Lie:zeit
- Owner: Zeit-Verlag Anstalt
- Editor: Herbert Oehri Johannes Kaiser
- Founded: April 2011; 15 years ago
- Language: German
- City: Eschen
- Country: Liechtenstein
- Circulation: 8,400 (as of 2023)
- Website: www.lie-zeit.li

= Lie:zeit =

Monthly newspaper published in Liechtenstein

Lie:zeit is a monthly newspaper published in Liechtenstein.

== History ==
The newspaper originates from Zeit-Verlag Anstalt in Eschen, founded in 2008 by Herbert Oehri and Johannes Kaiser, which published a sports magazine sport:zeit. In April 2011, it was expanded and the Lie:zeit was published for the first with Oehri and Kaiser as editors. It has been published every Sunday since 2013 and covers social, political, economic, cultural and traffic topics.

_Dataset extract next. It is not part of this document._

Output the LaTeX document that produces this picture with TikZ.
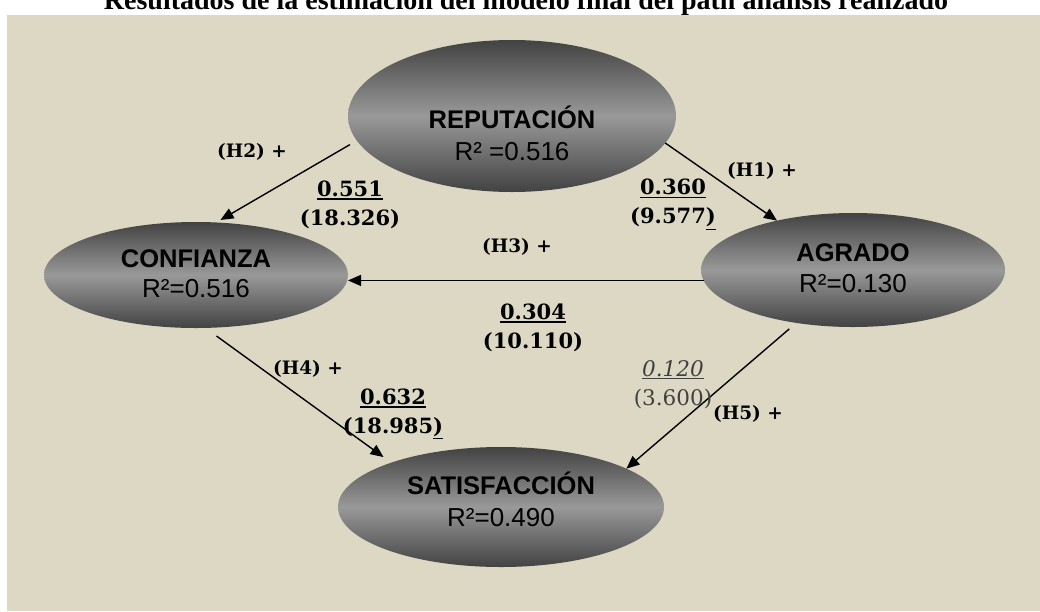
\documentclass[tikz,border=0pt]{standalone}
\usepackage{fontspec}
\setmainfont{Liberation Sans}
\newfontfamily\slabfont{DejaVu Serif}
\newfontfamily\titlefont{Liberation Serif}
\usetikzlibrary{shapes.geometric,arrows.meta}
\definecolor{panelbg}{HTML}{DCD8C3}
\newcommand{\numul}[2][1.6pt]{\leavevmode\vtop{\hbox{#2}\kern1.5pt\hrule height #1}}
\tikzset{
  latent/.style={ellipse, inner sep=0pt, outer sep=0pt, top color=black!74, bottom color=black!74, middle color=black!40},
  vname/.style={anchor=base, font=\fontsize{25.5}{30}\selectfont\bfseries},
  vr2/.style={anchor=base, font=\fontsize{26}{30}\selectfont},
  hyp/.style={font=\slabfont\bfseries\fontsize{18.5}{22}\selectfont},
  coef/.style={align=center, font=\slabfont\bfseries\fontsize{21}{29}\selectfont},
  weak/.style={align=center, text=black!75, font=\slabfont\fontsize{21.5}{29}\selectfont},
  link/.style={line width=1.4pt, -{Triangle[length=13pt,width=11pt]}}
}
\begin{document}
\begin{tikzpicture}[x=1pt, y=-1pt]
    \useasboundingbox (0,0) rectangle (1040,611);
    \node[font=\titlefont\bfseries\fontsize{28}{32}\selectfont, anchor=base] (title) at (526,9) {Resultados de la estimación del modelo final del path análisis realizado};
    \fill[panelbg] (7,15) rectangle (1040,611);

    \node[latent, minimum width=328pt, minimum height=152pt] (rep) at (512,116) {};
    \node[latent, minimum width=304pt, minimum height=106pt] (conf) at (196,275) {};
    \node[latent, minimum width=304pt, minimum height=114pt] (agr) at (853,270) {};
    \node[latent, minimum width=326pt, minimum height=120pt] (sat) at (501,507) {};

    \node[vname] (repname) at (512,128) {REPUTACIÓN};
    \node[vr2] (repr2) at (512,160) {R² =0.516};
    \node[vname] (confname) at (196,267) {CONFIANZA};
    \node[vr2] (confr2) at (196,297) {R²=0.516};
    \node[vname] (agrname) at (853,261) {AGRADO};
    \node[vr2] (agrr2) at (853,292) {R²=0.130};
    \node[vname] (satname) at (501,494) {SATISFACCIÓN};
    \node[vr2] (satr2) at (501,526) {R²=0.490};

    \draw[link] (rep.-10.7) -- (agr.147.4);
    \draw[link, shorten <=8pt, shorten >=5pt] (rep.189) -- (conf.69);
    \draw[link] (agr.184.2) -- (agr.184.2 -| conf.east);
    \draw[link, shorten <=13.8pt, shorten >=9.5pt] (conf.-80.6) -- (sat.158.1);
    \draw[link, shorten <=9.3pt] (agr.223.5) -- (sat.17.4);

    \node[hyp] (h1) at (762,171) {(H1) +};
    \node[hyp] (h2) at (252,152) {(H2) +};
    \node[hyp] (h3) at (517,247) {(H3) +};
    \node[hyp] (h4) at (308,369) {(H4) +};
    \node[hyp] (h5) at (748,414) {(H5) +};

    \node[coef] (c1) at (673,204.5) {\numul{0.360}\\(9.577\numul[1.2pt]{)}};
    \node[coef] (c2) at (350,204.5) {\numul{0.551}\\(18.326)};
    \node[coef] (c3) at (533,327.5) {\numul{0.304}\\(10.110)};
    \node[coef] (c4) at (393,414) {\numul{0.632}\\(18.985\numul[1.2pt]{)}};
    \node[weak] (c5) at (673,384.5) {\numul[1.2pt]{\itshape 0.120}\\(3.600)};
\end{tikzpicture}
\end{document}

It has been described as being close to the Progressive Citizens' Party. However, a survey conducted in 2024 suggested that a majority of respondents thought that the newspaper was generally politically neutral. The newspaper is free and is circulated to every household in Liechtenstein, with funding primarily coming from advertisements and government funding. As of 2023, it had a regular circulation of approximately 8,400.